• _SOURCE MATERIAL_
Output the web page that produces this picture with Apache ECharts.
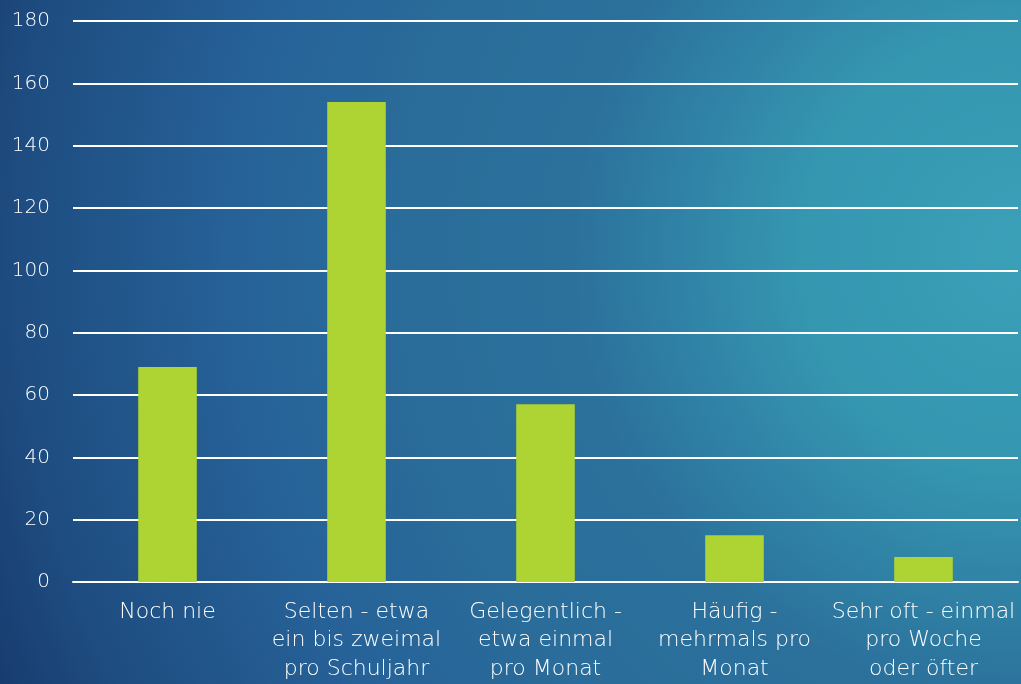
<!DOCTYPE html>
<html>
<head>
<meta charset="utf-8">
<script src="https://cdn.jsdelivr.net/npm/echarts@6/dist/echarts.min.js"></script>
<style>
html,body{margin:0;padding:0;width:1021px;height:684px;overflow:hidden;}
#chart{width:1021px;height:684px;}
</style>
</head>
<body>
<div id="chart"></div>
<script>
const categories = [
  "Noch nie",
  "Selten - etwa\nein bis zweimal\npro Schuljahr",
  "Gelegentlich -\netwa einmal\npro Monat",
  "Häufig -\nmehrmals pro\nMonat",
  "Sehr oft - einmal\npro Woche\noder öfter"
];
const values = [69, 154, 57, 15, 8];
const yMin = 0, yMax = 180, yStep = 20;

const chart = echarts.init(document.getElementById('chart'));
chart.setOption({
  backgroundColor: {
    type: 'radial', x: 1021, y: 250, r: 1120, global: true,
    colorStops: [
      { offset: 0, color: '#3aa0b8' },
      { offset: 0.2, color: '#3596b0' },
      { offset: 0.4, color: '#2b719c' },
      { offset: 0.55, color: '#2a6c9a' },
      { offset: 0.7, color: '#266298' },
      { offset: 0.9, color: '#1e4c80' },
      { offset: 1, color: '#173a6e' }
    ]
  },
  animation: false,
  grid: { left: 73, right: 3, top: 21, bottom: 102, containLabel: false },
  xAxis: {
    type: 'category',
    data: categories,
    axisLine: { show: true, lineStyle: { color: '#ffffff', width: 2 } },
    axisTick: { show: false },
    axisLabel: {
      color: '#ffffff', fontFamily: 'DejaVu Sans', fontWeight: 200, fontSize: 22, lineHeight: 28.5,
      margin: 16, interval: 0
    }
  },
  yAxis: {
    type: 'value', min: yMin, max: yMax, interval: yStep,
    axisLine: { show: false },
    axisTick: { show: false },
    splitLine: { lineStyle: { color: '#ffffff', width: 2 } },
    axisLabel: { color: '#ffffff', fontFamily: 'DejaVu Sans', fontWeight: 200, fontSize: 20, margin: 23 }
  },
  series: [{
    type: 'bar',
    data: values,
    barWidth: '31%',
    itemStyle: { color: '#add433' }
  }]
});
</script>
</body>
</html>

• _EXERCISE AIM_
Give back every line exactly as it stands, pictures excluded.

• _ANSWER BELOW_
Output the web page that produces this picture with Apache ECharts.
<!DOCTYPE html>
<html>
<head>
<meta charset="utf-8">
<script src="https://cdn.jsdelivr.net/npm/echarts@6/dist/echarts.min.js"></script>
<style>
html,body{margin:0;padding:0;width:1021px;height:684px;overflow:hidden;}
#chart{width:1021px;height:684px;}
</style>
</head>
<body>
<div id="chart"></div>
<script>
const categories = [
  "Noch nie",
  "Selten - etwa\nein bis zweimal\npro Schuljahr",
  "Gelegentlich -\netwa einmal\npro Monat",
  "Häufig -\nmehrmals pro\nMonat",
  "Sehr oft - einmal\npro Woche\noder öfter"
];
const values = [69, 154, 57, 15, 8];
const yMin = 0, yMax = 180, yStep = 20;

const chart = echarts.init(document.getElementById('chart'));
chart.setOption({
  backgroundColor: {
    type: 'radial', x: 1021, y: 250, r: 1120, global: true,
    colorStops: [
      { offset: 0, color: '#3aa0b8' },
      { offset: 0.2, color: '#3596b0' },
      { offset: 0.4, color: '#2b719c' },
      { offset: 0.55, color: '#2a6c9a' },
      { offset: 0.7, color: '#266298' },
      { offset: 0.9, color: '#1e4c80' },
      { offset: 1, color: '#173a6e' }
    ]
  },
  animation: false,
  grid: { left: 73, right: 3, top: 21, bottom: 102, containLabel: false },
  xAxis: {
    type: 'category',
    data: categories,
    axisLine: { show: true, lineStyle: { color: '#ffffff', width: 2 } },
    axisTick: { show: false },
    axisLabel: {
      color: '#ffffff', fontFamily: 'DejaVu Sans', fontWeight: 200, fontSize: 22, lineHeight: 28.5,
      margin: 16, interval: 0
    }
  },
  yAxis: {
    type: 'value', min: yMin, max: yMax, interval: yStep,
    axisLine: { show: false },
    axisTick: { show: false },
    splitLine: { lineStyle: { color: '#ffffff', width: 2 } },
    axisLabel: { color: '#ffffff', fontFamily: 'DejaVu Sans', fontWeight: 200, fontSize: 20, margin: 23 }
  },
  series: [{
    type: 'bar',
    data: values,
    barWidth: '31%',
    itemStyle: { color: '#add433' }
  }]
});
</script>
</body>
</html>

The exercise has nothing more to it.